За все восемь классов и восемь лет, что я пробыл в гимназии, у нас с нашими преподавателями было состояние более или менее открытой гражданской войны. Почти никто из них не сумел заинтересовать нас своим предметом. Греческий и латинский языки, казалось нам, были изобретены лишь для того, чтобы нас мучить. Не мог нас заинтересовать даже преподаватель русского языка и русской литературы, хотя это и был Владимир Иванович Шенрок, исследователь Гоголя. География была мертвой наукой - просто сухим перечислением географических названий. И она была особенно неприятна, когда перед глазами была "немая" карта, на которой мы должны были показывать и называть горные хребты, моря и реки всех пяти частей света. Ненужной выдумкой казалась нам физика, в которой многому мы просто не верили, и даже космография. К математике я питал органическое отвращение и, по совести, до сих пор не понимаю, для чего нам необходимо было изучать сферическую геометрию, тригонометрию, бином Ньютона и мучиться над логарифмами. Даже история не могла никого из нас заинтересовать...

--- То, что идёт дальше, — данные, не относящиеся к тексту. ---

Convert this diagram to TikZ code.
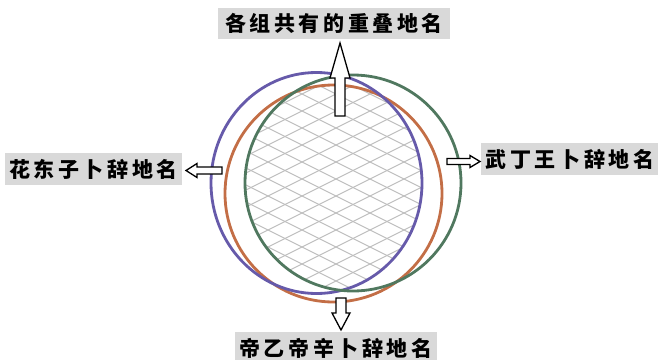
\documentclass[tikz,border=0pt]{standalone}
\usepackage{fontspec}
\newfontfamily\cjk{Noto Sans CJK SC}
\definecolor{cpurple}{HTML}{665AAA}
\definecolor{cbrown}{HTML}{C36E46}
\definecolor{cgreen}{HTML}{50785F}
\definecolor{chatch}{HTML}{BEBEBE}
\definecolor{clabel}{HTML}{D9D9D9}
\newcommand\gq{\hspace{3.6pt}}
\tikzset{
  lab/.style={fill=clabel, inner sep=0pt, font=\cjk\bfseries\fontsize{21pt}{21pt}\selectfont, text=black},
  ring/.style={line width=2.8pt},
  blockarrow/.style={draw=black, fill=white, line width=1.3pt, line join=miter},
  hatchline/.style={draw=chatch, line width=1.1pt}
}
\begin{document}
\begin{tikzpicture}[x=1pt,y=-1pt]
\useasboundingbox (0,0) rectangle (658,359);
% hatched common region
\begin{scope}
  \clip (316.5,183) ellipse [x radius=105.5, y radius=110.5];
  \clip (333.5,193.5) circle [radius=108.5];
  \clip (353,183) circle [radius=108];
  \foreach \c in {-110,-93,...,330} {
    \draw[hatchline] (200,\c) -- (480,\c+140);
  }
  \foreach \c in {60,77,...,500} {
    \draw[hatchline] (200,\c) -- (480,\c-140);
  }
\end{scope}
% circles
\draw[ring, cbrown] (333.5,193.5) circle [radius=108.5];
\draw[ring, cpurple] (316.5,183) ellipse [x radius=105.5, y radius=110.5];
\draw[ring, cgreen] (353,183) circle [radius=108];
% labels
\node[lab, minimum width=232pt, minimum height=31pt] (ltop) at (334,23.5) {各\gq{}组\gq{}共\gq{}有\gq{}的\gq{}重\gq{}叠\gq{}地\gq{}名};
\node[lab, minimum width=177pt, minimum height=32pt] (lleft) at (93.5,169) {花\gq{}东\gq{}子\gq{}卜\gq{}辞\gq{}地\gq{}名};
\node[lab, minimum width=178pt, minimum height=32pt] (lright) at (570,159) {武\gq{}丁\gq{}王\gq{}卜\gq{}辞\gq{}地\gq{}名};
\node[lab, minimum width=202pt, minimum height=32pt] (lbot) at (336,348) {帝\gq{}乙\gq{}帝\gq{}辛\gq{}卜\gq{}辞\gq{}地\gq{}名};
% block arrows
\draw[blockarrow] (335,116) -- (335,78) -- (330,78) -- (340,43) -- (350,78) -- (345,78) -- (345,116) -- cycle;
\draw[blockarrow] (336,298) -- (336,313) -- (332,313) -- (341,330) -- (350,313) -- (346,313) -- (346,298) -- cycle;
\draw[blockarrow] (222,167) -- (197,167) -- (197,163.5) -- (186,170.5) -- (197,177.5) -- (197,174) -- (222,174) -- cycle;
\draw[blockarrow] (447,158.5) -- (470,158.5) -- (470,155.5) -- (480,161.5) -- (470,167.5) -- (470,164.5) -- (447,164.5) -- cycle;
\end{tikzpicture}
\end{document}
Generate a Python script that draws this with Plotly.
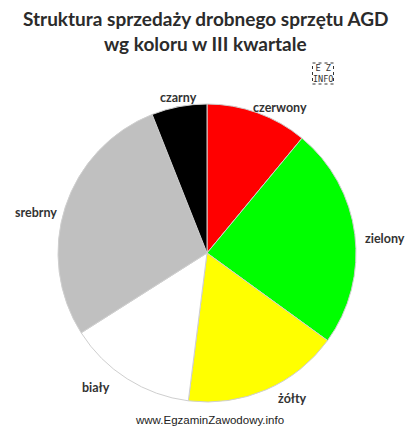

Мы изучали всё это лишь потому, что этого от нас требовали, а преподаватели преподавали, потому что такова была наша учебная программа, продиктованная им министерством просвещения. Когда уже взрослым я заново стал изучать мир классической древности, то горько жалел, что и те крохи латинского и греческого языков, которые мы из гимназических лет вынесли, мною были почти совершенно забыты: как бы я хотел теперь снова перечитать и услышать толкование Цезаря, Овидия, Виргилия и Горация, Платона и особенно - Гомера! Когда-то я всё это читал, но всё это было для меня мертвой буквой, "уроками", которые надо было отвечать и которые можно было выучить или не выучить... Почему нас этим не заинтересовали, даже не пробовали заинтересовать, не говорю уж о том, что никто не старался, чтобы мы это полюбили? Спрашивается, кто был виноват в этом? Конечно, не мы, школьники, а наши преподаватели, вся наша мертвая и мертвящая школьная система.
Почти ни о ком из наших преподавателей за все восемь проведенных в гимназии лет у меня не сохранилось доброго воспоминания. В сущности говоря, это были не преподаватели, не учителя, старавшиеся разбудить и найти в детских душах живое, заинтересовать их чем-нибудь новым и интересным, раздвинуть их духовные и душевные горизонты, а - чиновники! Они преподавали, потому что получали за это каждое
20-ое число жалованье, мы ходили в гимназию, потому что это от нас требовали наши родители. Но они ничем духовным не были связаны с нами, мы ничем не были привязаны к ним. Не даром и носили они чиновничьи мундиры с металлическими пуговицами, как носят все чиновники, да и мы все были в форменных серых курточках, - не то какие-то арестанты, не то - солдаты.
Они старались нас поймать врасплох и спрашивали когда мы этого не ожидали и к уроку не подготовились, мы всеми способами старались отделаться от учения и прибегали к подглядыванию, списыванию у соседа, подсказыванию, подстрочникам.
Когда я теперь оглядываюсь на это далекое прошлое мне самому кажется изумительным подбор наших учителей, наставников и воспитателей. То была, действительно, настоящая кунсткамера!
Начну с директора. Фамилия его была Лавровский (Лука Лаврентьевич). У него был нос крючком и большие круглые очки. Поэтому мы его звали не только "Лука", но еще и "Совой", на которую он, действительно, походил. На шее его, немного пониже галстука, всегда висел орден. Это был огромный мужчина, с большим круглым животом, который он выпячивал вперед. Медленно и величественно передвигался он по коридору, в то время как все гимназисты в ужасе от него шарахались во все стороны, а при неизбежной встрече быстро шаркали ногой, кланялись и бежали дальше - только бы он для чего-нибудь не задержал...
Временами он исподтишка подглядывал в маленькие оконца, которые специально для этого - как в тюрьме! - были прорезаны в дверях каждой классной комнаты на высоте человеческого роста. Если он видел непорядок, то входил в класс - и тогда на наши головы обрушивались гром и молния. Мы его боялись и не понимали - он нам казался чем-то вроде живущего где-то далеко на Олимпе Зевса-Громовержца. За всю гимназию я не слышал от него ни одного приветливого, не говорю уже ласкового слова, никто из нас никогда не видел на его лице улыбки - всегда он был для нас в грозе и буре.
От самого главного перейду к самому незначительному - нашему классному надзирателю, который следил за нашим поведением, - должность не столько педагогическая, сколько административная, даже полицейская. По своему положению он был к нам ближе всех других педагогов, так как целый день неотрывно наблюдал за нами, он был нашим "воспитателем".